Data lineage is a visual diagram showing how data flows through your ETL pipeline from ingestion to consumption. Solutions with automated data lineage capabilities constantly update these graphs and illustrate them as nodes and edges, or in other words, the objects through which the data travels and the relationship between them.
While not every automated data lineage solution is the same, important nodes include:
- The connectors or syncs that ingest the data
- Tables within a data warehouse or lakehouse that store the data
- The BI and analytical dashboards that visualize the data
And each of these nodes can contain metadata about:
- The orchestration jobs that schedule key tasks
- The transformation models and SQL queries that move data from one table to another
- The profile of each field (NULL%, min, max, type, etc)

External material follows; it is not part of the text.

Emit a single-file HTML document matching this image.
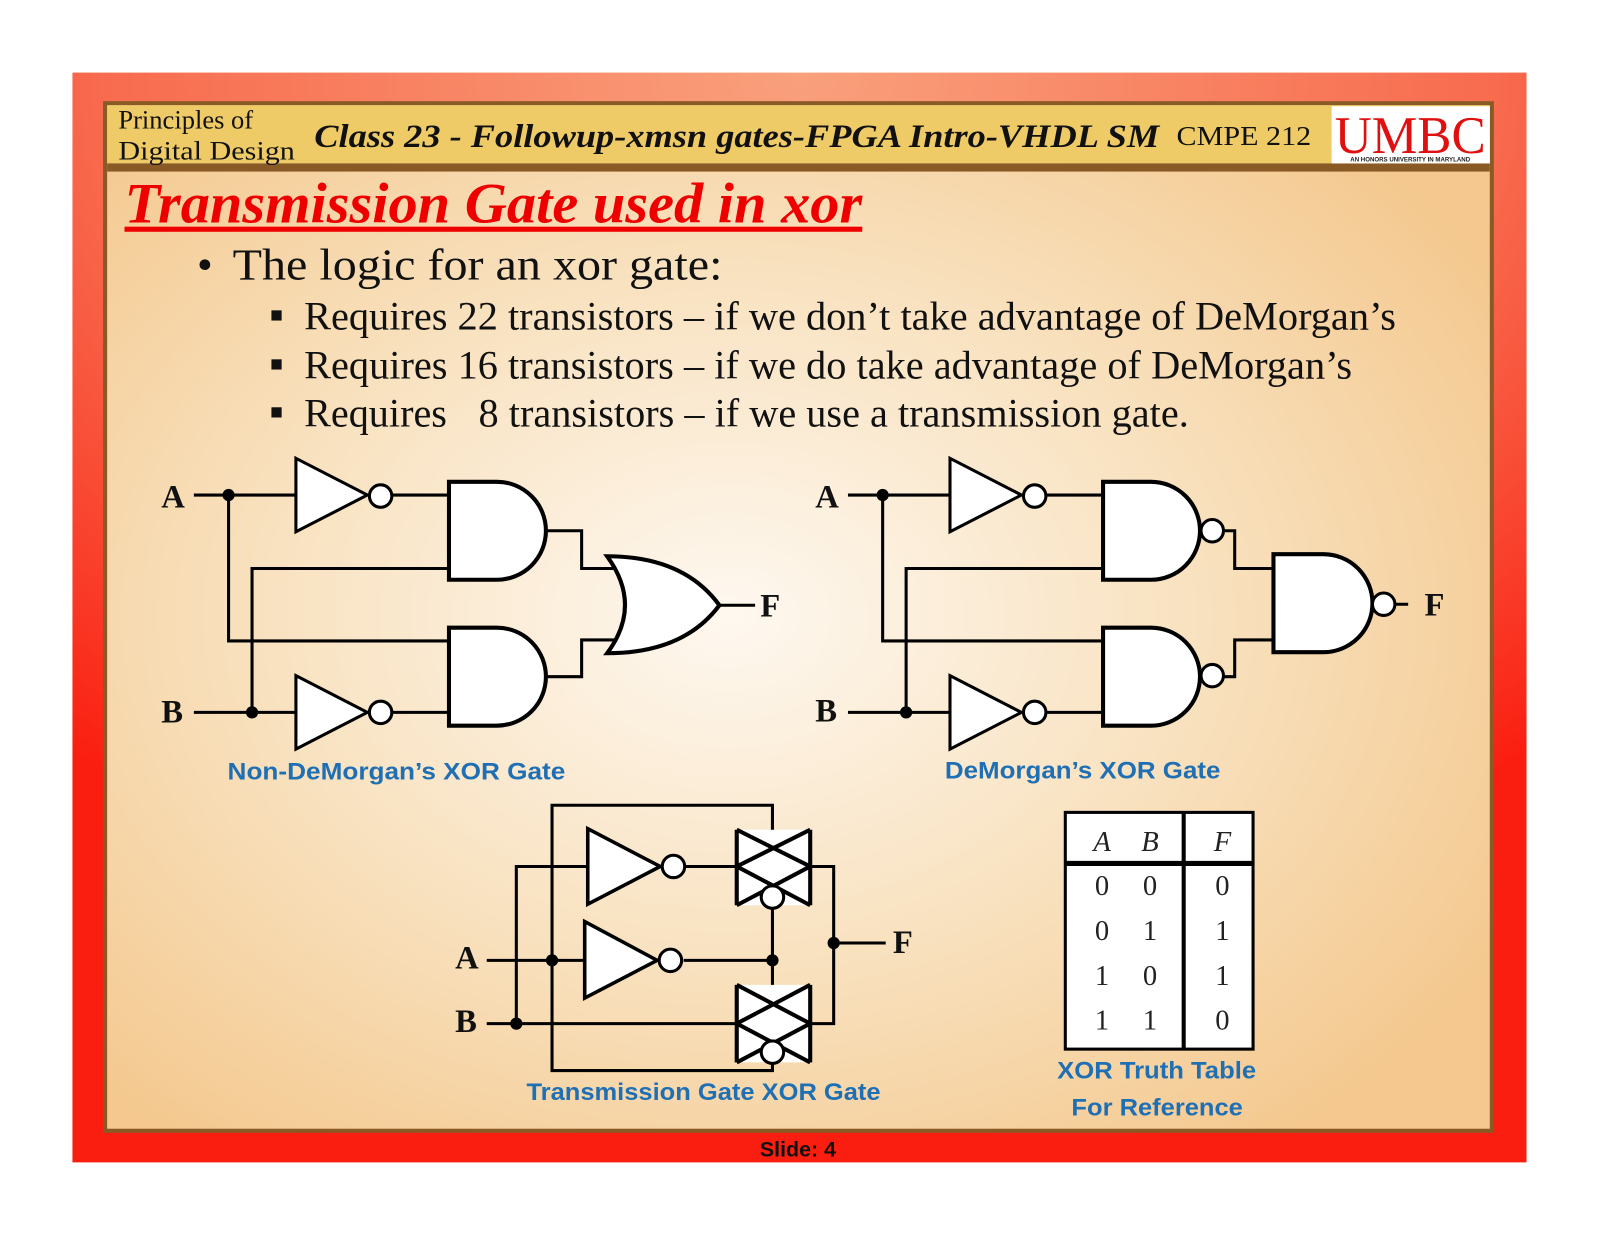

- Recent users who have queried or manipulated the data
- The users who access and consume the data in each dashboard
- Added documentation
- Past data quality incidents
- And more
It’s great to have such granular and powerful information at your fingertips in an easily consumed format, but the question is how do you make best use of it? What are the data lineage use cases and best practices that will drive value for the business?
We’re glad you asked. Here is a list of 17 valuable data lineage use cases that can help improve data quality, incident management, democratization, system modernization, and compliance.
Table of Contents
- Data Quality
- Data Incident Management and Response
- Data access and enablement
- Data System Modernization And Team Reorganization
- Data Governance and Compliance
- Knowledge Is Power (as is automated data lineage)
Data lineage is essential to improving and maintaining data quality across a modern data stack. Why? Data is bigger and faster, but it’s also messier and less governed. You can’t ensure the quality of something you don’t understand. Here are three examples of data quality related data lineage use cases.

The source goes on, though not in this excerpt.